Ok, I admit the blogging has been sufficiently less the last week or so, for me anyway, but its not like I've stopped all together, I've taken the TIME and the ENERGY to think up things to say ( however trite they might sound)......but I dont think anyone's reading-so I'll take this time to talk to myself.
A strange turn of events in the last week or so is that I've done precious little journaling...mostly because its extremely late at night before I have even had a moment...so I find that I'm actually TOO TIRED to pick up a pen ( yes, this is a new leve of tireness...I'm lazy, lets not dwell on this)....anyway, I instead have laid in the dark and had thoughts roll around and around in my head...and then usually I've fallen asleep and found that early in the morning the thought will pick up right where it left off and wake me up so that'll give it attention once more.
Its not restful.
And this is why I like journals, people. The words STICK to the page and dont wake me up in the morning!

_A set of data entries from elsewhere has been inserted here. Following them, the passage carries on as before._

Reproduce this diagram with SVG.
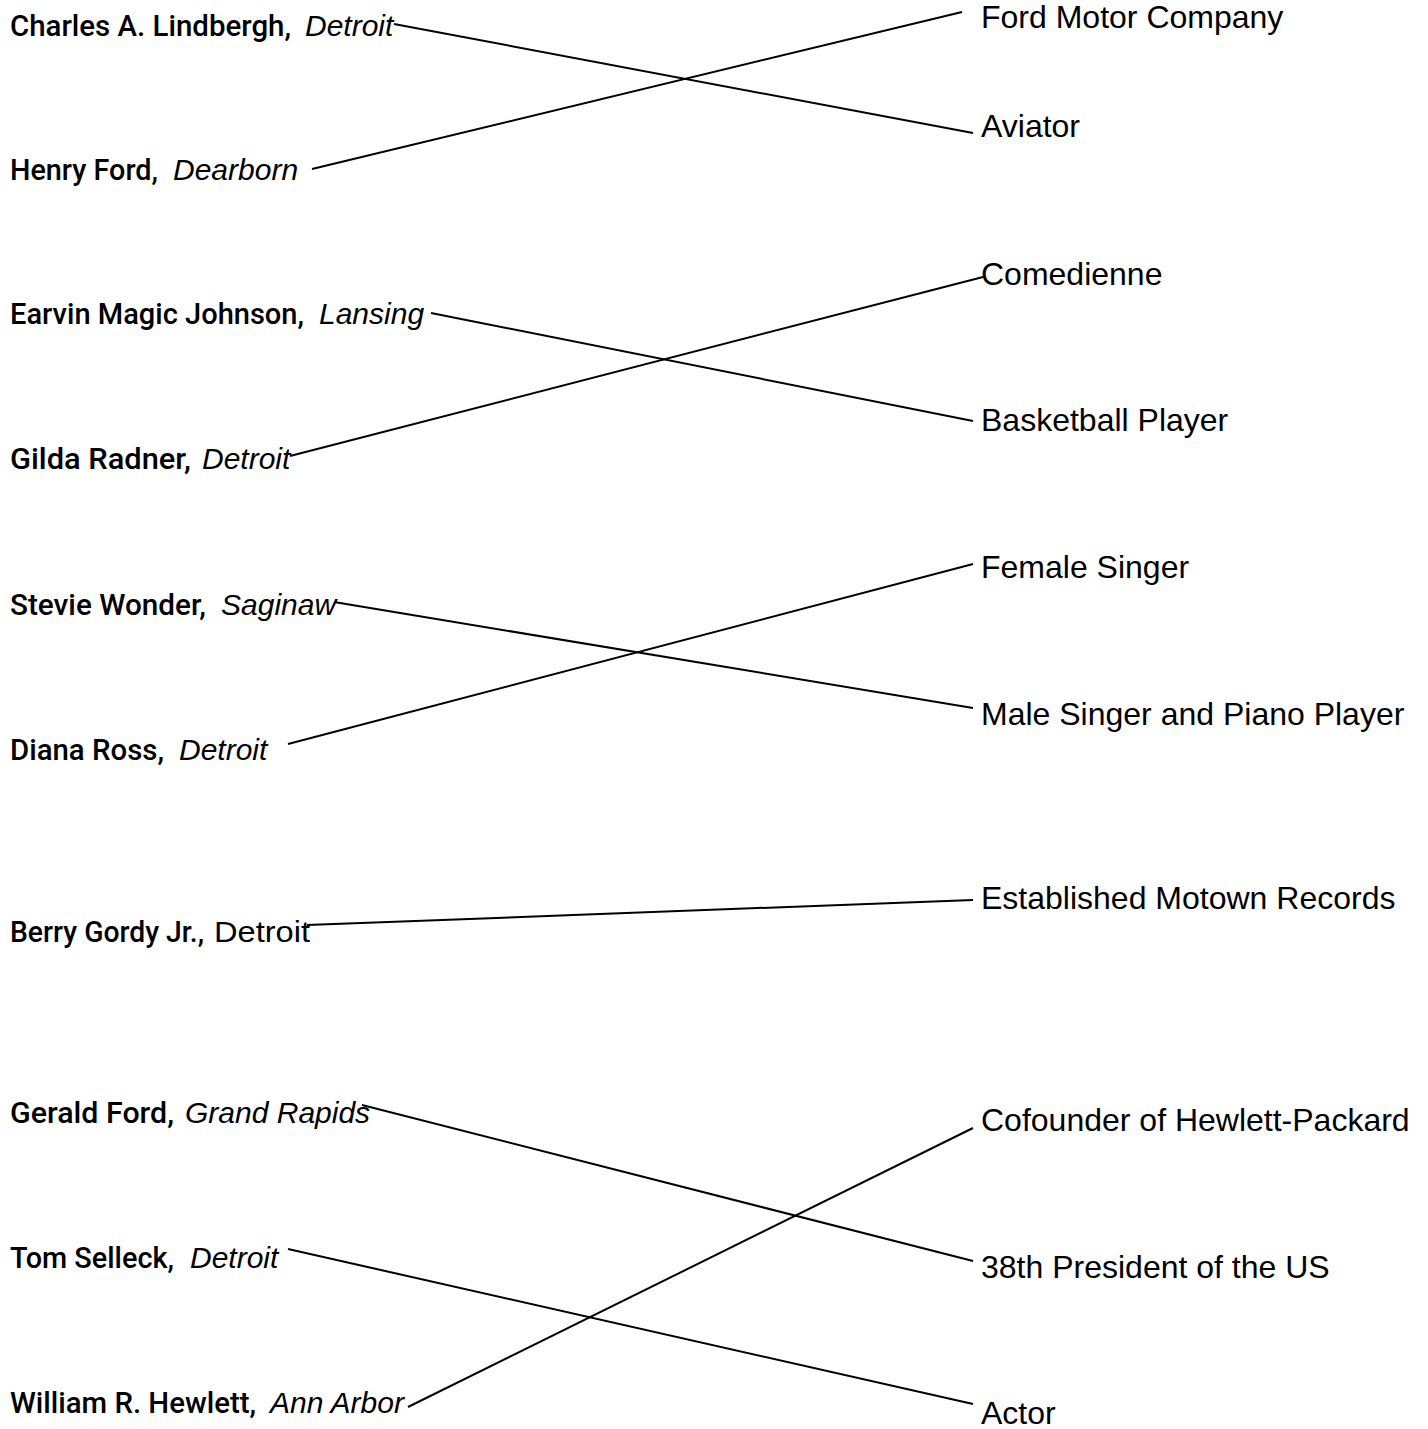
<svg xmlns="http://www.w3.org/2000/svg" width="1428" height="1429" viewBox="0 0 1428 1429">
<style>
.nm{font-family:Roboto,"Liberation Sans",sans-serif;font-weight:500;font-size:30px;fill:#000}
.pl{font-family:"Liberation Sans",Arial,sans-serif;font-style:italic;font-size:30px;fill:#000}
.pu{font-family:"Liberation Sans",Arial,sans-serif;font-size:30px;fill:#000}
.rt{font-family:"Liberation Sans",Arial,sans-serif;font-size:32px;fill:#000}
.cn line{stroke:#000;stroke-width:2}
</style>
<rect width="1428" height="1429" fill="#fff"/>
<g id="left-nodes">
<g id="lindbergh"><text class="nm" x="10" y="36" textLength="281" lengthAdjust="spacingAndGlyphs">Charles A. Lindbergh,</text><text class="pl" x="305" y="36">Detroit</text></g>
<g id="henry-ford"><text class="nm" x="10" y="180" textLength="148" lengthAdjust="spacingAndGlyphs">Henry Ford,</text><text class="pl" x="173" y="180">Dearborn</text></g>
<g id="magic-johnson"><text class="nm" x="10" y="324" textLength="294" lengthAdjust="spacingAndGlyphs">Earvin Magic Johnson,</text><text class="pl" x="319" y="324">Lansing</text></g>
<g id="gilda-radner"><text class="nm" x="10" y="469" textLength="181" lengthAdjust="spacingAndGlyphs">Gilda Radner,</text><text class="pl" x="202" y="469">Detroit</text></g>
<g id="stevie-wonder"><text class="nm" x="10" y="615" textLength="196" lengthAdjust="spacingAndGlyphs">Stevie Wonder,</text><text class="pl" x="221" y="615">Saginaw</text></g>
<g id="diana-ross"><text class="nm" x="10" y="760" textLength="154" lengthAdjust="spacingAndGlyphs">Diana Ross,</text><text class="pl" x="179" y="760">Detroit</text></g>
<g id="berry-gordy"><text class="nm" x="10" y="942" textLength="194" lengthAdjust="spacingAndGlyphs">Berry Gordy Jr.,</text><text class="pu" x="214" y="942" textLength="96" lengthAdjust="spacingAndGlyphs">Detroit</text></g>
<g id="gerald-ford"><text class="nm" x="10" y="1123" textLength="164" lengthAdjust="spacingAndGlyphs">Gerald Ford,</text><text class="pl" x="185" y="1123">Grand Rapids</text></g>
<g id="tom-selleck"><text class="nm" x="10" y="1268" textLength="164" lengthAdjust="spacingAndGlyphs">Tom Selleck,</text><text class="pl" x="190" y="1268">Detroit</text></g>
<g id="william-hewlett"><text class="nm" x="10" y="1413" textLength="246" lengthAdjust="spacingAndGlyphs">William R. Hewlett,</text><text class="pl" x="270" y="1413">Ann Arbor</text></g>
</g>
<g id="right-nodes">
<g id="ford-motor"><text class="rt" x="981" y="28">Ford Motor Company</text></g>
<g id="aviator"><text class="rt" x="981" y="137">Aviator</text></g>
<g id="comedienne"><text class="rt" x="981" y="285">Comedienne</text></g>
<g id="basketball"><text class="rt" x="981" y="431">Basketball Player</text></g>
<g id="female-singer"><text class="rt" x="981" y="578">Female Singer</text></g>
<g id="male-singer"><text class="rt" x="981" y="725">Male Singer and Piano Player</text></g>
<g id="motown"><text class="rt" x="981" y="909">Established Motown Records</text></g>
<g id="hp"><text class="rt" x="981" y="1131">Cofounder of Hewlett-Packard</text></g>
<g id="president"><text class="rt" x="981" y="1278">38th President of the US</text></g>
<g id="actor"><text class="rt" x="981" y="1424">Actor</text></g>
</g>
<g id="connectors" class="cn">
<line x1="394" y1="24" x2="973" y2="133"/>
<line x1="312" y1="169" x2="962" y2="12"/>
<line x1="431" y1="313" x2="973" y2="421"/>
<line x1="290" y1="456" x2="983" y2="277"/>
<line x1="334" y1="602" x2="973" y2="708"/>
<line x1="288" y1="744" x2="973" y2="564"/>
<line x1="307" y1="925" x2="973" y2="900"/>
<line x1="362" y1="1105" x2="973" y2="1261"/>
<line x1="288" y1="1249" x2="973" y2="1404"/>
<line x1="408" y1="1407" x2="973" y2="1128"/>
</g>
</svg>
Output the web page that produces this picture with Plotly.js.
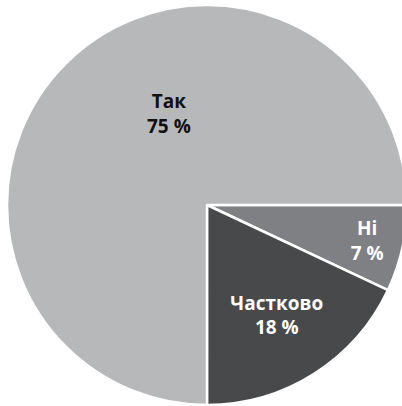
<!DOCTYPE html>
<html>
<head>
<meta charset="utf-8">
<script src="https://cdn.plot.ly/plotly-3.0.1.min.js"></script>
<style>
html,body{margin:0;padding:0;overflow:hidden;background:#fff;}
#chart{width:414px;height:406px;}
</style>
</head>
<body>
<div id="chart"></div>
<script>
const labels = ["Ні", "Частково", "Так"];
const values = [7, 18, 75];
const colors = ["#7f8083", "#48494b", "#b7b8ba"];
const textColors = ["#ffffff", "#ffffff", "#111111"];

const trace = {
  type: "pie",
  labels: labels,
  values: values,
  sort: false,
  direction: "clockwise",
  rotation: 90,
  marker: {colors: colors, line: {color: "#ffffff", width: 2.5}},
  texttemplate: "<b>%{label}</b><br><b>%{value} %</b>",
  textposition: ["inside", "inside", "none"],
  insidetextorientation: "horizontal",
  textfont: {family: "Open Sans, sans-serif", size: 19, color: textColors},
  hoverinfo: "none",
  showlegend: false
};

const layout = {
  width: 414,
  height: 406,
  margin: {l: 7, r: 7, t: 5, b: 1},
  paper_bgcolor: "#ffffff",
  showlegend: false,
  annotations: [{
    xref: "paper", yref: "paper",
    x: 0.405, y: 0.7275,
    xanchor: "center", yanchor: "middle",
    text: "<b>" + labels[2] + "</b><br><b>" + values[2] + " %</b>",
    showarrow: false,
    font: {family: "Open Sans, sans-serif", size: 19, color: textColors[2]}
  }]
};

Plotly.newPlot("chart", [trace], layout, {displayModeBar: false, staticPlot: true});
</script>
</body>
</html>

I just filled out my 2007 calendar-putting everyone's birthdays on the right date...I like to put the person's age too because I'm not good with numbers. Anyway, its shocking how grown-up my friends are becoming.... everyone is turning crazy-adult ages like "25...and 26....and 27....and 29...whooooooa"
In fact, I too am supposedly a grown-up. And that's just scary.
Grown-ups make BIG decisions...and they're like "yeah, that's right...I just made a big decision, what you going to do about it?" with this amazing level of confidence.
Or at least that's what I always thought.
Now, I'm starting to realize most grown-ups are probably more like I am...you know, making decisions and at the same time praying to God that its going to work out.
Yet, at the same time...I'm surprised at how confident I actually am about certain things. Every so often I'll be doing some really mudane task like waiting for water to boil for coffee or something, and its like I give myself this pinch as though to try and wake up from this life....but its real. I dont think I'm going to wake up....
Can you tell that I havent been writing in my journal?! This post is all over the place.
Picking Emma up from the airport in just a few hours! YAAAAAAY! I am sooo excited. Not just excited that I get to see her, but I always get this strong feeling when I have visitors-the sense of importance of the time we have together...that its not an accident, not a chance meeting....its PLANNED. Planned by God...and anything planned by God is very exciting, indeed.